Starting at the first line of the listing below, retype each line up to and including the one that contains "const curvesQ = [q1, q2, q3, q4, q5];". Leave pictures out.

────────────────

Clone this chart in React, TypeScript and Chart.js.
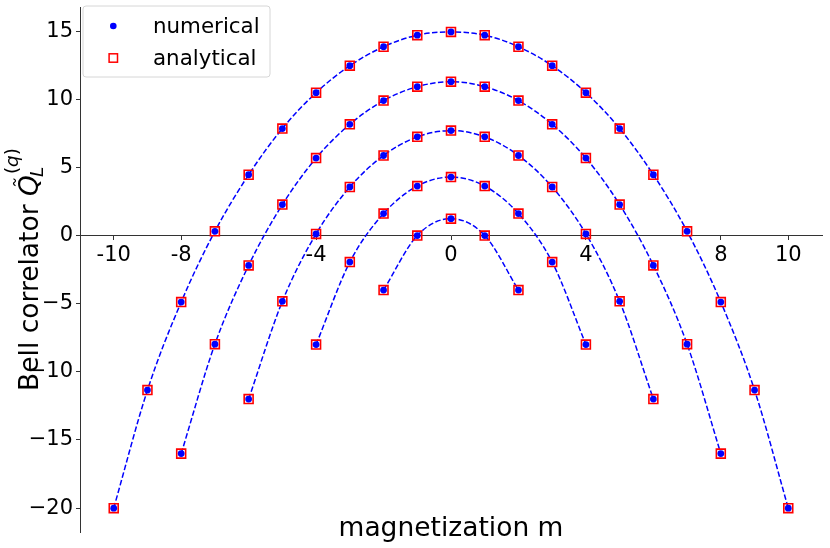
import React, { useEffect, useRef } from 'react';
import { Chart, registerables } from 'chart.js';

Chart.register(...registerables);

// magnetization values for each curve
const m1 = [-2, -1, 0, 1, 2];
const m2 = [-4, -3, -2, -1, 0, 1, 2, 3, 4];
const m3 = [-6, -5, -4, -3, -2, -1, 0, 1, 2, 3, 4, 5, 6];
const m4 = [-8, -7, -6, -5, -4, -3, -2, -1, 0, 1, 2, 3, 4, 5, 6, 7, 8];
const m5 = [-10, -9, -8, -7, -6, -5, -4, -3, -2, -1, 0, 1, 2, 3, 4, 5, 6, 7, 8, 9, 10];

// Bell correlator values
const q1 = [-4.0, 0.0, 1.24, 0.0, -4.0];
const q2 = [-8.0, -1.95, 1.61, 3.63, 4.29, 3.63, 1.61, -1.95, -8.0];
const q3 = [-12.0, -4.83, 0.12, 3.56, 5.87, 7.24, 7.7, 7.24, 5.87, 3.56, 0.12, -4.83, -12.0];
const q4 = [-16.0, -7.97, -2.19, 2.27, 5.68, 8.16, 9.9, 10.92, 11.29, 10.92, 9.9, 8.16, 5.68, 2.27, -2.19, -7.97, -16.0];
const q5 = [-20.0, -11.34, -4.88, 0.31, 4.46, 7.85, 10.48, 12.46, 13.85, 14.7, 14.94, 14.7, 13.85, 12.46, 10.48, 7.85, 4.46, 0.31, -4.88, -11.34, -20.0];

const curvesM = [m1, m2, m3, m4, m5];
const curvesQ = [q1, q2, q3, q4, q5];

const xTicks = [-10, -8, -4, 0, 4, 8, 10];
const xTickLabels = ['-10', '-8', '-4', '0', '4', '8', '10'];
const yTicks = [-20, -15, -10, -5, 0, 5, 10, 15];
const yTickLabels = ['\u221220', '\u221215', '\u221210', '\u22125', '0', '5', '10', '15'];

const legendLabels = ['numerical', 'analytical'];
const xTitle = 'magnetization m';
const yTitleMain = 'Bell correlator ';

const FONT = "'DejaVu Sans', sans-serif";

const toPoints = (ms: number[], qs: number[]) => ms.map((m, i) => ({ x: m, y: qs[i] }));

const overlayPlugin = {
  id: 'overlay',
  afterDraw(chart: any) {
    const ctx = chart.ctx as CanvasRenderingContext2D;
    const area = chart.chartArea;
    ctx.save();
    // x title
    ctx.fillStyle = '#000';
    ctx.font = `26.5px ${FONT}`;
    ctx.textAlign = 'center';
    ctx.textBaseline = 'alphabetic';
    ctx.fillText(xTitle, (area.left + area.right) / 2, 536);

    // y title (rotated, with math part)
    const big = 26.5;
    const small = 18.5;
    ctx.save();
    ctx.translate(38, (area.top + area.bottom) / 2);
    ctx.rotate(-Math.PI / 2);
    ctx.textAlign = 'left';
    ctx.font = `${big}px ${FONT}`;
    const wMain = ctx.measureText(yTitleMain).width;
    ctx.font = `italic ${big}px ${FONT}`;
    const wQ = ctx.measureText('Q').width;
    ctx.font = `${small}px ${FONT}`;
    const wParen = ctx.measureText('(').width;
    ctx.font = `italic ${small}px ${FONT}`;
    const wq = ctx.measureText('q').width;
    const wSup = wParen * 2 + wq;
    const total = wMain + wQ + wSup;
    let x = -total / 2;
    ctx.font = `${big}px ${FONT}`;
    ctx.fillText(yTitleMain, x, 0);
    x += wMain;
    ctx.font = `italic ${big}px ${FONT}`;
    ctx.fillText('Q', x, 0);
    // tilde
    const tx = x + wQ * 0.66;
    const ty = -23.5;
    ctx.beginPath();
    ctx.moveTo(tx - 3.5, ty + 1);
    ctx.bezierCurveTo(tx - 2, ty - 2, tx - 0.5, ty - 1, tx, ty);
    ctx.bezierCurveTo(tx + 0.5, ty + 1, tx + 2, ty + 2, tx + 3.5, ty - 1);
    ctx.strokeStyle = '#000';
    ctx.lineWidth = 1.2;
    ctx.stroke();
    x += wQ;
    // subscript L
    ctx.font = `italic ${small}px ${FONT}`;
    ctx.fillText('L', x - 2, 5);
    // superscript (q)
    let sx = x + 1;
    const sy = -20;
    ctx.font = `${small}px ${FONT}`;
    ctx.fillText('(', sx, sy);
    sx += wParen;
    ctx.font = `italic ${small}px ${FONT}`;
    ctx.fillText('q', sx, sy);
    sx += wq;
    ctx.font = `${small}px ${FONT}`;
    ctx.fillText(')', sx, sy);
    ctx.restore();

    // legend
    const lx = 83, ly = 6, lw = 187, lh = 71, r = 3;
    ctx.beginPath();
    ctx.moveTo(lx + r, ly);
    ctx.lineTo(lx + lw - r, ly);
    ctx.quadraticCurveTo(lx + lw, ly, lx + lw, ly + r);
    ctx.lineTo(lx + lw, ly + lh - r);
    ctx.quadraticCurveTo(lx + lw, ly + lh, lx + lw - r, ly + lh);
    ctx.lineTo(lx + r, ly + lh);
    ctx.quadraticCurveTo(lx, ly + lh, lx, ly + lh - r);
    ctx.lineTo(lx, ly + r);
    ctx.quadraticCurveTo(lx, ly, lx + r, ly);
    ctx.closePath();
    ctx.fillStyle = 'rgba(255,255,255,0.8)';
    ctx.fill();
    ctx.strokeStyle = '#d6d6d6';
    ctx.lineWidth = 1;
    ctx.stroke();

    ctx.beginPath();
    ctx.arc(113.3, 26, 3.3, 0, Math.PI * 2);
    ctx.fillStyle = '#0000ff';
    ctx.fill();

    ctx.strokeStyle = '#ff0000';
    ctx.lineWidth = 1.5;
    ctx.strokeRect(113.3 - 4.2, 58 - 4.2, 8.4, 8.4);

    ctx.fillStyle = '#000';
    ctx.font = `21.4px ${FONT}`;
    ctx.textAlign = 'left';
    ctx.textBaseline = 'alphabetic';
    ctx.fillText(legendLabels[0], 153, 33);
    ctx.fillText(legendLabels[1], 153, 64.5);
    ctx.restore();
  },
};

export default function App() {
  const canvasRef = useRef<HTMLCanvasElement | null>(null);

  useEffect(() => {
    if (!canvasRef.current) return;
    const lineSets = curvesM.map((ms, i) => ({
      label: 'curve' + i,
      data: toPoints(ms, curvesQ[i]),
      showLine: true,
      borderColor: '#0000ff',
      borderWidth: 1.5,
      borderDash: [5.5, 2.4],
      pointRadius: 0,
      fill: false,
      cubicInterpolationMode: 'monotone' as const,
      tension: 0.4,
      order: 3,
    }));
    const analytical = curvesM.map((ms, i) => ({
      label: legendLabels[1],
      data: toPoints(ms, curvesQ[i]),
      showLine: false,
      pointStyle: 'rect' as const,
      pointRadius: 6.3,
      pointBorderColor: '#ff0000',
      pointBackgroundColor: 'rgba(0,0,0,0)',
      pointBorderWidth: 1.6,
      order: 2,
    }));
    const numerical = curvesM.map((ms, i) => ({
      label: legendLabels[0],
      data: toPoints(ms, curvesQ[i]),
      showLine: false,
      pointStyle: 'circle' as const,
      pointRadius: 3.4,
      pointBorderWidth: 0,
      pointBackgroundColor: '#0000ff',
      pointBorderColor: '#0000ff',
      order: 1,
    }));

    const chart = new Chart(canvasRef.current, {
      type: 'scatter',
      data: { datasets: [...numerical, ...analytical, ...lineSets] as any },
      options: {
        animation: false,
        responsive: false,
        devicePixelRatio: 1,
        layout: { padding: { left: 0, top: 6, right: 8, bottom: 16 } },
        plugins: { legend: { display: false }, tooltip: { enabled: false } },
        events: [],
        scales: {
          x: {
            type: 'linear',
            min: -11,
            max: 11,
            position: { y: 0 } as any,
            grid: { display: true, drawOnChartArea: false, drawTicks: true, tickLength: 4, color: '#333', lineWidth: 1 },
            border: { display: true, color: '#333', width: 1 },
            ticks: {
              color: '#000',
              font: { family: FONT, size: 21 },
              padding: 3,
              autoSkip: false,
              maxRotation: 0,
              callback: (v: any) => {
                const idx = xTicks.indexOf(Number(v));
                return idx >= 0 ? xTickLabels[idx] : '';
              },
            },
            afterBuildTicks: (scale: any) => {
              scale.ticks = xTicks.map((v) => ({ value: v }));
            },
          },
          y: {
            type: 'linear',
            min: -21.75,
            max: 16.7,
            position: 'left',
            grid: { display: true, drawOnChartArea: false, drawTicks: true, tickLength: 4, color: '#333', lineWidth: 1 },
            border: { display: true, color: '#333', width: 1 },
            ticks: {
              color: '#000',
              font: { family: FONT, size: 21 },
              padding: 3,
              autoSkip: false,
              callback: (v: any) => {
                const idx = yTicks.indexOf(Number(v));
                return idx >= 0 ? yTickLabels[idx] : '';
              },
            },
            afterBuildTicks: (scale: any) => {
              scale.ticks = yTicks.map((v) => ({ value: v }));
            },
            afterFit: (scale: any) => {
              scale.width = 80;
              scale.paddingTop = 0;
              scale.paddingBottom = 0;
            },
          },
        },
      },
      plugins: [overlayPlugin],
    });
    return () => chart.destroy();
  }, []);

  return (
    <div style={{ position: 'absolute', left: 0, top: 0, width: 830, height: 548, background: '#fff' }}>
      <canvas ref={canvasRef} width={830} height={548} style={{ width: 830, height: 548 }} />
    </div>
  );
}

────────────────

* _Exercise answer_
Clone this chart in React, TypeScript and Chart.js.
import React, { useEffect, useRef } from 'react';
import { Chart, registerables } from 'chart.js';

Chart.register(...registerables);

// magnetization values for each curve
const m1 = [-2, -1, 0, 1, 2];
const m2 = [-4, -3, -2, -1, 0, 1, 2, 3, 4];
const m3 = [-6, -5, -4, -3, -2, -1, 0, 1, 2, 3, 4, 5, 6];
const m4 = [-8, -7, -6, -5, -4, -3, -2, -1, 0, 1, 2, 3, 4, 5, 6, 7, 8];
const m5 = [-10, -9, -8, -7, -6, -5, -4, -3, -2, -1, 0, 1, 2, 3, 4, 5, 6, 7, 8, 9, 10];

// Bell correlator values
const q1 = [-4.0, 0.0, 1.24, 0.0, -4.0];
const q2 = [-8.0, -1.95, 1.61, 3.63, 4.29, 3.63, 1.61, -1.95, -8.0];
const q3 = [-12.0, -4.83, 0.12, 3.56, 5.87, 7.24, 7.7, 7.24, 5.87, 3.56, 0.12, -4.83, -12.0];
const q4 = [-16.0, -7.97, -2.19, 2.27, 5.68, 8.16, 9.9, 10.92, 11.29, 10.92, 9.9, 8.16, 5.68, 2.27, -2.19, -7.97, -16.0];
const q5 = [-20.0, -11.34, -4.88, 0.31, 4.46, 7.85, 10.48, 12.46, 13.85, 14.7, 14.94, 14.7, 13.85, 12.46, 10.48, 7.85, 4.46, 0.31, -4.88, -11.34, -20.0];

const curvesM = [m1, m2, m3, m4, m5];
const curvesQ = [q1, q2, q3, q4, q5];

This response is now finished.